Chelsea stepped closer and saw no nest where the turkey we came upon had flown from. We didn’t seem to be near enough to where the GPS coordinate indicated our target turkey hen was nesting. So, Liam and I followed Chelsea’s lead through the pastures, stepping as quietly as possible, so as not to spook the hen. Hens will at times take a break from the nest, but if they get suddenly bumped off, they sometimes don’t return. We stopped at a downed tree as Chelsea gingerly approached the suspected nest area, likely beneath a cluster of barberry bushes. This is a good spot to shelter a nest full of eggs from fox, bobcat or coyote predators, she said.

The reason for the research, part of her thesis, is to study the nesting success of wild turkeys in Eastern Connecticut. The goals of the study are to determine cause-specific mortality and nest fate, quantify vegetative structure of nest sites and compare nest site selection, and quantify fledge rate of successful nests.
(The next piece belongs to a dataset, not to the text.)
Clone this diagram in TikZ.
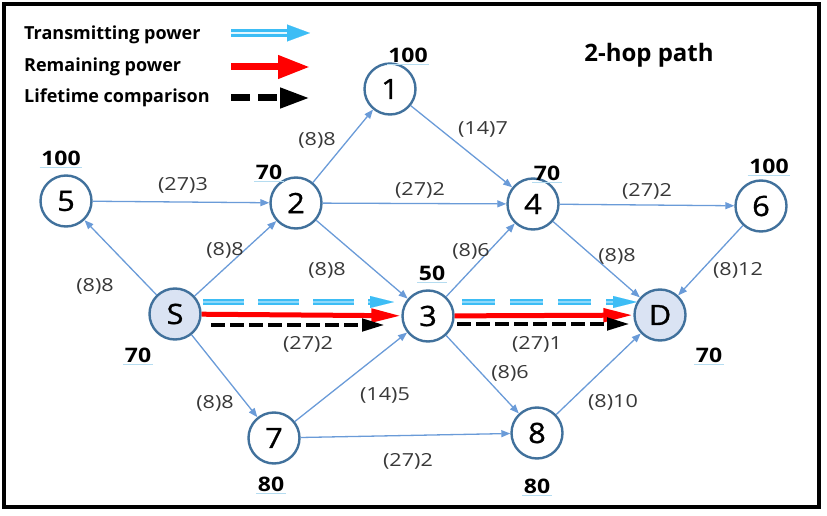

Findings can help guide wildlife and habitat management policy, such as amending bag limits for turkeys or their predators or creating more habitat. (Currently hunters can take up to 5 bearded birds in the spring and the fall hunting season.) 

Many eggs do not survive to hatch into poults, and many juveniles don’t make it to adulthood (studies indicate only about 25% of hatched poults live beyond 4 weeks). Between 2025-2026 Chelsea and her team have deployed 72 GPS transmitters on wild turkey hens. So far, in 2026 they have discovered 36 nests of which 19 have failed.  

With the camera in place near the suspected nest, Chelsea & Liam departed to visit the site of the first successful nest of the season in Canterbury, to count the number of hatched eggshell fragments to determine hatch rate.

So far, the turkey mom hasn’t appeared for a close-up on the game camera at the WLT property, which CT DEEP can monitor remotely via cellular connection, though another hen turkey, deer and a coyote were spotted. This is not unusual, said Chelsea, and data suggests Mom is still incubating. Wild turkey incubate their eggs for 28 days and this hen’s eggs would be  expected to hatch by the end of May. WLT’s mission includes promoting scientific understanding in order to best care for the land, and we’ll stay posted on the outcome of the research.